◆ Exercise description ◆
Lines with "Emit a Python" and "from matplotlib.patches import Rectangle" mark the range, both included. Reproduce exactly that stretch, without pictures.
┌──
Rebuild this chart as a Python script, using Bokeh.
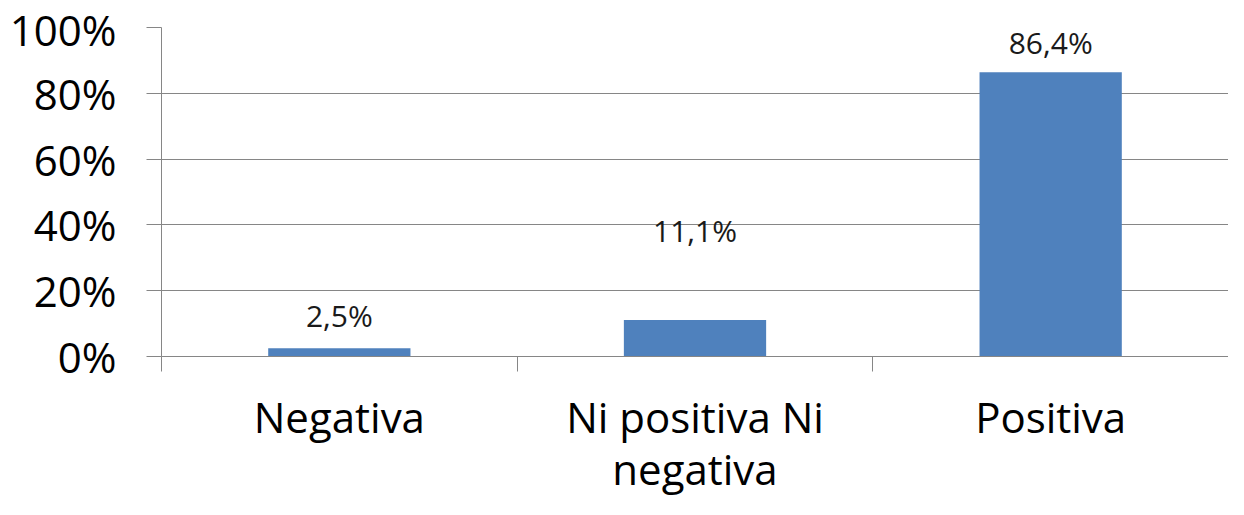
from bokeh.plotting import figure
from bokeh.models import ColumnDataSource, Range1d, FixedTicker, NumeralTickFormatter
from bokeh.core.properties import value
from bokeh.embed import file_html
from bokeh.resources import INLINE

categories = ["Negativa", "Ni positiva Ni negativa", "Positiva"]
display_labels = ["Negativa", "Ni positiva Ni\nnegativa", "Positiva"]
values = [0.025, 0.111, 0.864]
value_labels = ["2,5%", "11,1%", "86,4%"]
label_offsets = [-33, -89, -30]  # pixel offsets of the data labels (style)
y_ticks = [0, 0.2, 0.4, 0.6, 0.8, 1.0]

FONT = "Open Sans"
GRID = "#868686"
BAR = "#4F81BD"

xs = [i + 0.5 for i in range(len(categories))]
src = ColumnDataSource(dict(x=xs, top=values, lab=value_labels, off=label_offsets))

p = figure(width=1228, height=499, output_backend="svg", toolbar_location=None,
           x_range=Range1d(0, len(categories)), y_range=Range1d(0, 1),
           min_border_left=161, min_border_right=0, min_border_top=27, min_border_bottom=130)
p.outline_line_color = None
p.background_fill_color = "white"
p.border_fill_color = "white"

p.vbar(x="x", top="top", width=0.4, bottom=0, source=src, fill_color=BAR, line_color=None)
p.text(x="x", y="top", text="lab", y_offset="off", source=src,
       text_font=value(FONT), text_font_size="30px", text_align="center",
       text_baseline="middle", text_color="#1a1a1a")

# y axis
p.yaxis.ticker = FixedTicker(ticks=y_ticks)
p.yaxis.formatter = NumeralTickFormatter(format="0%")
p.yaxis.major_tick_out = 15
p.yaxis.major_tick_in = 0
p.yaxis.minor_tick_out = 0
p.yaxis.minor_tick_in = 0
p.yaxis.axis_line_color = GRID
p.yaxis.major_tick_line_color = GRID
p.yaxis.major_label_text_font = FONT
p.yaxis.major_label_text_font_size = "42px"
p.yaxis.major_label_text_color = "#000000"
p.yaxis.major_label_standoff = 30
p.ygrid.ticker = FixedTicker(ticks=y_ticks)
p.ygrid.grid_line_color = GRID
p.ygrid.grid_line_width = 1

# x axis: labels at centres, ticks at category boundaries
p.xaxis.ticker = FixedTicker(ticks=xs, minor_ticks=list(range(len(categories) + 1)))
p.xaxis.major_label_overrides = {x: lab for x, lab in zip(xs, display_labels)}
p.xaxis.major_tick_out = 0
p.xaxis.major_tick_in = 0
p.xaxis.minor_tick_out = 15
p.xaxis.minor_tick_in = 0
p.xaxis.minor_tick_line_color = GRID
p.xaxis.axis_line_color = GRID
p.xaxis.major_label_text_font = FONT
p.xaxis.major_label_text_font_size = "42px"
p.xaxis.major_label_text_color = "#000000"
p.xaxis.major_label_text_line_height = 0.92
p.xaxis.major_label_standoff = 16
p.xgrid.grid_line_color = None

open("out.html", "w").write(file_html(p, INLINE))
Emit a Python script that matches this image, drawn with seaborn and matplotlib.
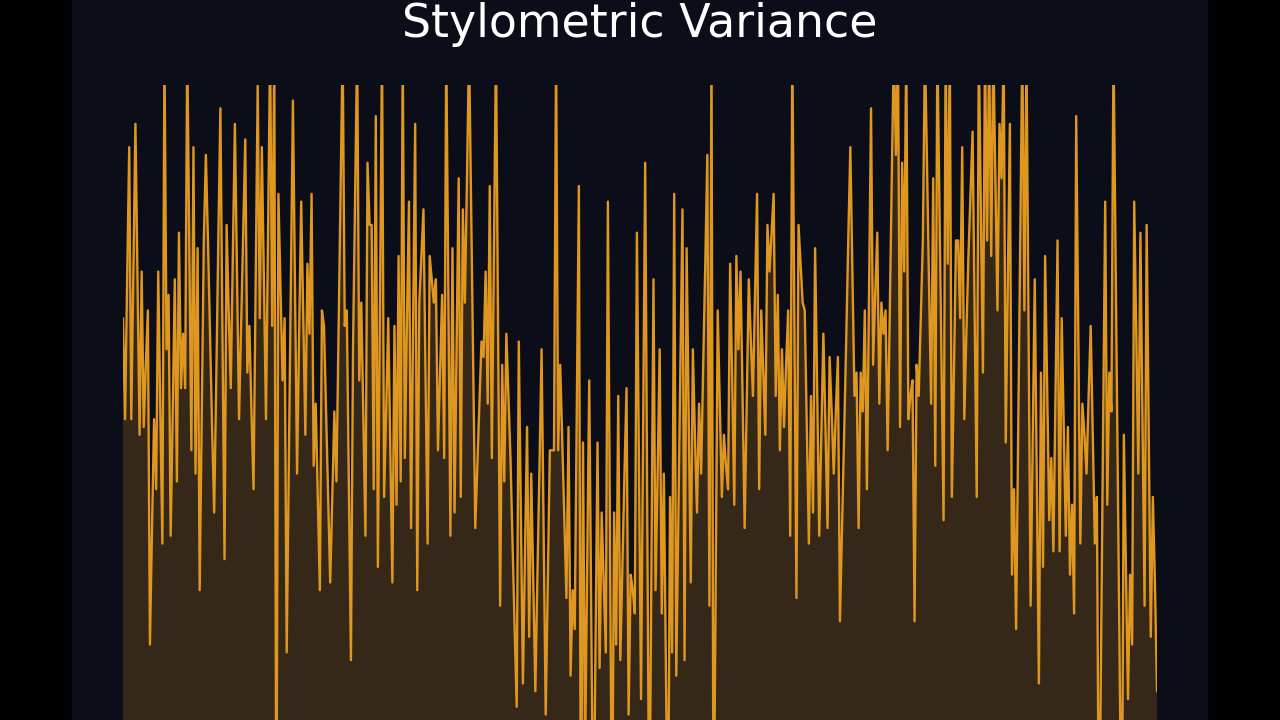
import numpy as np
import pandas as pd
import matplotlib
matplotlib.use("Agg")
import matplotlib.pyplot as plt
import seaborn as sns
from matplotlib.patches import Rectangle

# variance readings (values above 100 run off the top of the plot)
v_part1 = [70, 57, 75, 92, 57, 76, 95, 75, 55, 76, 56, 64, 71, 28, 43, 57, 48, 76, 58, 41,
           105, 66, 73, 42, 58, 75, 49, 81, 61, 68, 61, 105, 79, 53, 92, 50, 79, 35, 57, 80,
           91, 80, 68, 56, 45, 62, 80, 97, 68, 39, 82, 71, 61, 78, 95, 76, 57, 69, 81, 93,
           63, 69, 58, 48, 74, 100, 70, 92, 75, 57, 81, 105, 69, 105, -2, 86, 74, 62, 70, 27,
           51, 75, 98, 74, 50, 68, 85, 70, 55, 77, 68, 86, 51, 59, 47, 35, 71, 69, 58, 47,
           36, 47, 58, 49, 68, 87, 105, 69, 71, 48, 26, 66, 86, 105, 62, 72, 57, 42, 90, 82,
           82, 48, 96, 38, 72, 105]
v_part2 = [47, 58, 70, 53, 36, 69, 46, 78, 49, 105, 52, 69, 85, 43, 69, 95, 35, 72, 78, 84,
           63, 41, 78, 75, 72, 75, 53, 63, 73, 52, 105, 74, 42, 79, 45, 66, 88, 47, 84, 72,
           88, 105, 85, 64, 43, 51, 59, 67, 65, 76, 59, 87, 52, 78, 105, 69, 33, 64, 49, 68,
           60, 52, 41, 30, 20, 67, 45, 23, 40, 56, 29, 50, 36, 22, 37, 51, 66, 43, 19, 36,
           53, 53, 53, 105, 53, 64, 54, 44, 34, 56, 24, 35, 30, 58, 87, -2, 54, 14, 38, 62,
           31, 0, 27, 54, 25, 45, 36, 27, 85, 42, 0, 45, 28, 60, 26, 38, 50, 61, 19, 37,
           35, 32, 81, 51, 21]
v_part3 = [55, 90, 45, 0, 38, 75, 35, 50, 66, 32, 50, 25, 0, 47, 27, 86, 24, 44, 64, 84,
           26, 79, 57, 36, 66, 55, 45, 59, 50, 64, 77, 91, 33, 105, -2, 35, 71, 59, 47, 55,
           51, 48, 77, 62, 46, 78, 66, 76, 60, 43, 59, 75, 67, 60, 73, 86, 48, 71, 63, 55,
           82, 76, 81, 86, 60, 73, 53, 66, 56, 64, 71, 42, 105, 70, 34, 82, 77, 72, 71, 56,
           41, 60, 45, 79, 61, 42, 55, 68, 56, 43, 65, 58, 50, 58, 65, 31, 43, 55, 67, 80,
           92, 76, 60, 63, 43, 63, 58, 71, 48, 72, 97, 64, 73, 81, 59, 72, 68, 71, 53, 70,
           88, 105, 91, 105, 56, 90]
v_part4 = [76, 105, 57, 60, 62, 31, 64, 60, 70, 80, 105, 90, 74, 59, 88, 51, 105, 85, 64, 44,
           105, 77, 105, 47, 63, 80, 80, 70, 92, 57, 68, 78, 86, 94, 70, 47, 105, 84, 63, 105,
           80, 105, 78, 105, 88, 71, 95, 88, 105, 54, 75, 95, 37, 48, 30, 55, 80, 105, 71, 105,
           69, 33, 54, 75, 49, 23, 63, 38, 78, 61, 44, 52, 40, 60, 80, 40, 70, 56, 42, 56,
           37, 46, 32, 96, 69, 41, 59, 55, 50, 60, 69, 55, 41, 47, -2, 27, 56, 85, 46, 63,
           58, 105, 78, 52, 25, -2, 55, 38, 21, 37, 28, 85, 68, 50, 81, 57, 33, 82, 56, 29,
           47, 36, 22]

variance = v_part1 + v_part2 + v_part3 + v_part4
step = np.arange(len(variance))
df = pd.DataFrame({"step": step, "variance": variance})

navy = "#0b0d18"
orange = "#df9720"

sns.set_style("dark")
fig = plt.figure(figsize=(12.8, 7.2), dpi=100, facecolor="black")
fig.patches.append(Rectangle((72 / 1280, 0), 1136 / 1280, 1, transform=fig.transFigure,
                             facecolor=navy, edgecolor="none", zorder=-5))

ax = fig.add_axes([123 / 1280, 0, 1034 / 1280, 1 - 85 / 720])
ax.set_zorder(2)
ax.set_facecolor("none")
ax.fill_between(df["step"], df["variance"], -10, color=orange, alpha=0.2, linewidth=0)
sns.lineplot(data=df, x="step", y="variance", color=orange, linewidth=1.7, ax=ax)
ax.set_xlim(0, len(variance) - 1)
ax.set_ylim(18.3, 100)
ax.axis("off")

fig.text(0.5, 1 - 37 / 720, "Stylometric Variance", color="white", fontsize=33,
         ha="center", va="baseline", family="DejaVu Sans", zorder=3)

fig.savefig("out.png", dpi=100, facecolor="black")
└──
◆ Reply ◆
Emit a Python script that matches this image, drawn with seaborn and matplotlib.
import numpy as np
import pandas as pd
import matplotlib
matplotlib.use("Agg")
import matplotlib.pyplot as plt
import seaborn as sns
from matplotlib.patches import Rectangle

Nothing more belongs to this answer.